Situation: A start-up company needs to raise cash to fund the achievement of key milestones. The founders have evaluated private equity, angel, and venture capital financing options. They believe that at their stage of development an angel is the best source of funds. What guidance can the group offer for negotiating with a private financier? How do you evaluate financing options?

Advice from the CEOs:

  • The important questions to answer are: who is the angel, what is the angel’s motivation, and what does the angel bring to the table?
  • What is the angel bringing to the table?
    • Is it money and connections? Who and how many people will be involved?
    • Do these individuals bring the expertise to take business to the next level and beyond?
  • Identify the strengths and weaknesses of the angel’s organization. Ask about other companies that the angel has financed. Talk to those companies about their experience with the angel.
  • Ask how long the angel plans to stay connected to the company.

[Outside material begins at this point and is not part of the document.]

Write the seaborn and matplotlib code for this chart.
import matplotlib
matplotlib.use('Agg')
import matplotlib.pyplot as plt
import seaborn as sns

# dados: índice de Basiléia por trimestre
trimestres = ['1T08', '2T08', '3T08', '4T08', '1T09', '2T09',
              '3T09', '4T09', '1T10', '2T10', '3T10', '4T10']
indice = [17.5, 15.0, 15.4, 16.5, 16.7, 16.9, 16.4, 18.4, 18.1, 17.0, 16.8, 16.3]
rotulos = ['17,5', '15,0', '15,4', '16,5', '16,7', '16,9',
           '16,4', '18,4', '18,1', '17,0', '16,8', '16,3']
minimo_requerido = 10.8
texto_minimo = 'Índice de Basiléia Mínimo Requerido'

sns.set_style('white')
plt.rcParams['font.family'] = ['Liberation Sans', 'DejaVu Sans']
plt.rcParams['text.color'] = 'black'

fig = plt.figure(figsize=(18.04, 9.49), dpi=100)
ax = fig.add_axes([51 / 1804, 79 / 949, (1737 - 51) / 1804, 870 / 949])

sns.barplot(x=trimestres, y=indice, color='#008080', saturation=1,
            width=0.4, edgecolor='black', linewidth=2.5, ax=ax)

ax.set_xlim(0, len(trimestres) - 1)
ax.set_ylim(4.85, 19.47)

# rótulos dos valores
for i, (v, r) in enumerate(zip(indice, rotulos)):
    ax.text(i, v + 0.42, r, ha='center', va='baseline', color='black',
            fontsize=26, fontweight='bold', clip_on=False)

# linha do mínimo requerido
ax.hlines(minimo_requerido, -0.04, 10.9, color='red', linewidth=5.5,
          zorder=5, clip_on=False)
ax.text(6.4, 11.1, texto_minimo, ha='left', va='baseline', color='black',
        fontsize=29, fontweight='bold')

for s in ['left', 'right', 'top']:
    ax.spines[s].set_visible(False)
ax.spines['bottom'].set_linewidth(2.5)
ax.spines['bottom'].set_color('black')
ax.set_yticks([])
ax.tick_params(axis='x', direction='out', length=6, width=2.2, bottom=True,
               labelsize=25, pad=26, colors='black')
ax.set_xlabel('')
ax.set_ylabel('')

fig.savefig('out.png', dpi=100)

    • Is the angel committed for the long-term or looking for a quick profit or exit and sale?
    • What happens after the angel leaves?
  • Validate statements made by and the experience of the angel.

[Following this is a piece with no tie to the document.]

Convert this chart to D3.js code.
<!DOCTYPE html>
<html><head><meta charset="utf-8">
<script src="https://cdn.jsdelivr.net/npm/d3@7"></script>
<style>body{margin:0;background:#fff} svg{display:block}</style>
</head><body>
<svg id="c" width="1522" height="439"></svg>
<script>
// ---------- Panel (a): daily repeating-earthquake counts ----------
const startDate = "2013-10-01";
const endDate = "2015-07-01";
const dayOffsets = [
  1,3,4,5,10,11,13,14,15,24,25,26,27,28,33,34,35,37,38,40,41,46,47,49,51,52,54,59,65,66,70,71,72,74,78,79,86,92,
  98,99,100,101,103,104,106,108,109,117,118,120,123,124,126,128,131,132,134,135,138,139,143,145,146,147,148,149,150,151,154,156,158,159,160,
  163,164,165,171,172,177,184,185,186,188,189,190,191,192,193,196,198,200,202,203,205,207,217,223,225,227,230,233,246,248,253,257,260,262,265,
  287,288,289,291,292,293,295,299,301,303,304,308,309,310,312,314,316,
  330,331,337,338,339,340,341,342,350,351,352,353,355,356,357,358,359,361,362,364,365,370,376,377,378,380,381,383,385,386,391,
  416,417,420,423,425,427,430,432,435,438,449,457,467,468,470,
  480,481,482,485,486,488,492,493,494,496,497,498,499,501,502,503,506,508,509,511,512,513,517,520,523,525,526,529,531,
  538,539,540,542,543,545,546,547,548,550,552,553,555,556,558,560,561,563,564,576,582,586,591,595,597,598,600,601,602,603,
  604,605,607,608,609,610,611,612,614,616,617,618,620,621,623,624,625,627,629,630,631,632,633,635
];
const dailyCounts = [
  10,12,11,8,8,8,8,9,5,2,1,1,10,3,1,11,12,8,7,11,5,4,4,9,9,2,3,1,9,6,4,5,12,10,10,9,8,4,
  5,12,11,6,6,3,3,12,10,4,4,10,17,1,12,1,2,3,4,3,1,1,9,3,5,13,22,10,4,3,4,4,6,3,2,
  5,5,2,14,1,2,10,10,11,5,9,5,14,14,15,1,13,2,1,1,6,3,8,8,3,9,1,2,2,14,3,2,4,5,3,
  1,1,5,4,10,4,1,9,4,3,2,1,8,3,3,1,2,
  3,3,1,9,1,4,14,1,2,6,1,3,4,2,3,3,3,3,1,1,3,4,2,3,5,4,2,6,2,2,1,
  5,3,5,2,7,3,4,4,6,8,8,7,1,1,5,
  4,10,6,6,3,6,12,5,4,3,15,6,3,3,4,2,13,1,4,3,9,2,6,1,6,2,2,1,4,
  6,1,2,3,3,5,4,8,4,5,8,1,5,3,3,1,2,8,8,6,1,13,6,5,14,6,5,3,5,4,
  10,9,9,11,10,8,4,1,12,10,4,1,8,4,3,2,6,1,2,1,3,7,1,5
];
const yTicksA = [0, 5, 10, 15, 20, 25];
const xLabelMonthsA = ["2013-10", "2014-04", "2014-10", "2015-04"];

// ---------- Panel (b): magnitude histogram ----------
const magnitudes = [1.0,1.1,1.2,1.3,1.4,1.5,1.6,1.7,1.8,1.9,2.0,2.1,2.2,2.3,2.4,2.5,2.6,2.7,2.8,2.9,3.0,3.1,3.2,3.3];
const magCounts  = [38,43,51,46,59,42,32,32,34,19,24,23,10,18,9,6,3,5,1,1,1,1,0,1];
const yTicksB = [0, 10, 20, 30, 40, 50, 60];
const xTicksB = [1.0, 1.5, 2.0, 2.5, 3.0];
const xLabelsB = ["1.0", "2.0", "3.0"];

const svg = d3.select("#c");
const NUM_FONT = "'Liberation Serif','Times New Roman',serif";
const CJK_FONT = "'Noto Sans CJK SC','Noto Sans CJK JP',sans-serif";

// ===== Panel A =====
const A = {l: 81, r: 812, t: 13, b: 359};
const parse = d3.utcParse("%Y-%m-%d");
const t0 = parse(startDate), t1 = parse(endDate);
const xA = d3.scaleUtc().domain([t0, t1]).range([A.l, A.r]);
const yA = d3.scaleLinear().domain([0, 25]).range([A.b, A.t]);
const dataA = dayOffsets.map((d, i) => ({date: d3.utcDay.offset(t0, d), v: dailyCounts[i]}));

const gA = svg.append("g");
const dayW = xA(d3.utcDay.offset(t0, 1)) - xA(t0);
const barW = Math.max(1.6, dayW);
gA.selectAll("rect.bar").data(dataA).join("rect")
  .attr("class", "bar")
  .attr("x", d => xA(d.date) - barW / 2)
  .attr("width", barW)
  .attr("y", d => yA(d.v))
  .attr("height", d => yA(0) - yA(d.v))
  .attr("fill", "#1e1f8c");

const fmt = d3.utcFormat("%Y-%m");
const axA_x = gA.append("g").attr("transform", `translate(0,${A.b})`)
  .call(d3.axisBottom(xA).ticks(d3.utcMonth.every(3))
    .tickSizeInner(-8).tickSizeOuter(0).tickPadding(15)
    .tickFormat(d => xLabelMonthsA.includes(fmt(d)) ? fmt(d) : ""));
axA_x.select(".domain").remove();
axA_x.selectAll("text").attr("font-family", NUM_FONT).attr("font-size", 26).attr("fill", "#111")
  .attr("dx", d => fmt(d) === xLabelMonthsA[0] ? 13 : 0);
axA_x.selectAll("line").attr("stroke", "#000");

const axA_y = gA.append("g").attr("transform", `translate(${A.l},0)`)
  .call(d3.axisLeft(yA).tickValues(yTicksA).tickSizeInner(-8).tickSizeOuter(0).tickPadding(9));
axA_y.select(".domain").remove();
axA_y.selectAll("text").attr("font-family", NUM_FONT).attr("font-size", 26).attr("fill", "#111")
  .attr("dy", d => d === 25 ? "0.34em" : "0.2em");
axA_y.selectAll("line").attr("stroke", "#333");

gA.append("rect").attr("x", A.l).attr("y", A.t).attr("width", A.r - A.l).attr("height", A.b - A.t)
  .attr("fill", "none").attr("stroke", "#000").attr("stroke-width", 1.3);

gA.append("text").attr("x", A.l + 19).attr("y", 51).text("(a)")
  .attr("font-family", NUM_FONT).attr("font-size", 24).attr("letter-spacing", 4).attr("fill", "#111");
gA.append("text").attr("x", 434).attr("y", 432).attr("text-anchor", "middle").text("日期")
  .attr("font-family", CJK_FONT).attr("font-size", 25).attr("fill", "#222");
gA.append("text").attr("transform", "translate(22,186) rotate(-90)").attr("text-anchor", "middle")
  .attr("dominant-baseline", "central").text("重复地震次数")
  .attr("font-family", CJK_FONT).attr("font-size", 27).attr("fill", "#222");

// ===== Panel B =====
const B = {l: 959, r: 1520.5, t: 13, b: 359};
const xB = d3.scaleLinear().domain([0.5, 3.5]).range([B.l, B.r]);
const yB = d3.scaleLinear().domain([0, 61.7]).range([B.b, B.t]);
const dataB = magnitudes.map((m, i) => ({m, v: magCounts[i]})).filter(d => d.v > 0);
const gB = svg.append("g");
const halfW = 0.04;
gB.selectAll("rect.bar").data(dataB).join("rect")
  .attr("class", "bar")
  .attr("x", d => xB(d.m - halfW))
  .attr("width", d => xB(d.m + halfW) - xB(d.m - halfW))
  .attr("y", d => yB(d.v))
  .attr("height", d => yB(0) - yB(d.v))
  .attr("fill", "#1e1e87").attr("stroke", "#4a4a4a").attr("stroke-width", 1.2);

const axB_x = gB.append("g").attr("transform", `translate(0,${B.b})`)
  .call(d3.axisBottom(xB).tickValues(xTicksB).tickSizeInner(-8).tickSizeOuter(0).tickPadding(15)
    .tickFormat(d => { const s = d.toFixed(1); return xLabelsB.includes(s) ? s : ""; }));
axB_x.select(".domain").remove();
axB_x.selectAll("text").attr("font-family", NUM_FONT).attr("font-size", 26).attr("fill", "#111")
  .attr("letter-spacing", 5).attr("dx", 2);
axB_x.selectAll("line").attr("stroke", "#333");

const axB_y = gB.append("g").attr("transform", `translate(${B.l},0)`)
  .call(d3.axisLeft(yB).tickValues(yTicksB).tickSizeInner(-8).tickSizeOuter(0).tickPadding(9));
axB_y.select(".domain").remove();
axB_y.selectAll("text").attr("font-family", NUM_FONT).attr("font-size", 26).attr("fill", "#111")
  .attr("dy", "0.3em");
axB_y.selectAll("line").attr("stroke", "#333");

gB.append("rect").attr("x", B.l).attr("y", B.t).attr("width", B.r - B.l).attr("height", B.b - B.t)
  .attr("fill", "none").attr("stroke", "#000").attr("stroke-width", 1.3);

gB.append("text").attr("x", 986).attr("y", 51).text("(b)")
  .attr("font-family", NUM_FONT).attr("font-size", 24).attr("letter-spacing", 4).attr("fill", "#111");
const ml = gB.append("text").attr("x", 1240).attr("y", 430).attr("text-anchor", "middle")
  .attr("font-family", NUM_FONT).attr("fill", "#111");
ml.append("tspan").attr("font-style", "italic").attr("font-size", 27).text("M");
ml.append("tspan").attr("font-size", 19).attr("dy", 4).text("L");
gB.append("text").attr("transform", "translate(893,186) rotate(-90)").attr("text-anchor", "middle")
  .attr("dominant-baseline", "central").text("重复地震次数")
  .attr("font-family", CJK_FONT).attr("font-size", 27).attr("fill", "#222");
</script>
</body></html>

    • How may IPOs has the individual or group been involved in?
    • What existing contacts do they have with additional potential funders or buyers?
    • Vet all of the claims and statements made by the angel.
  • Evaluate equity vs. cash funding and the prospects and terms that accompany future funding rounds.
  • What is the company’s long-term strategy?
    • Do the founders want to stay the course long-term or is it sale of the company to another entity?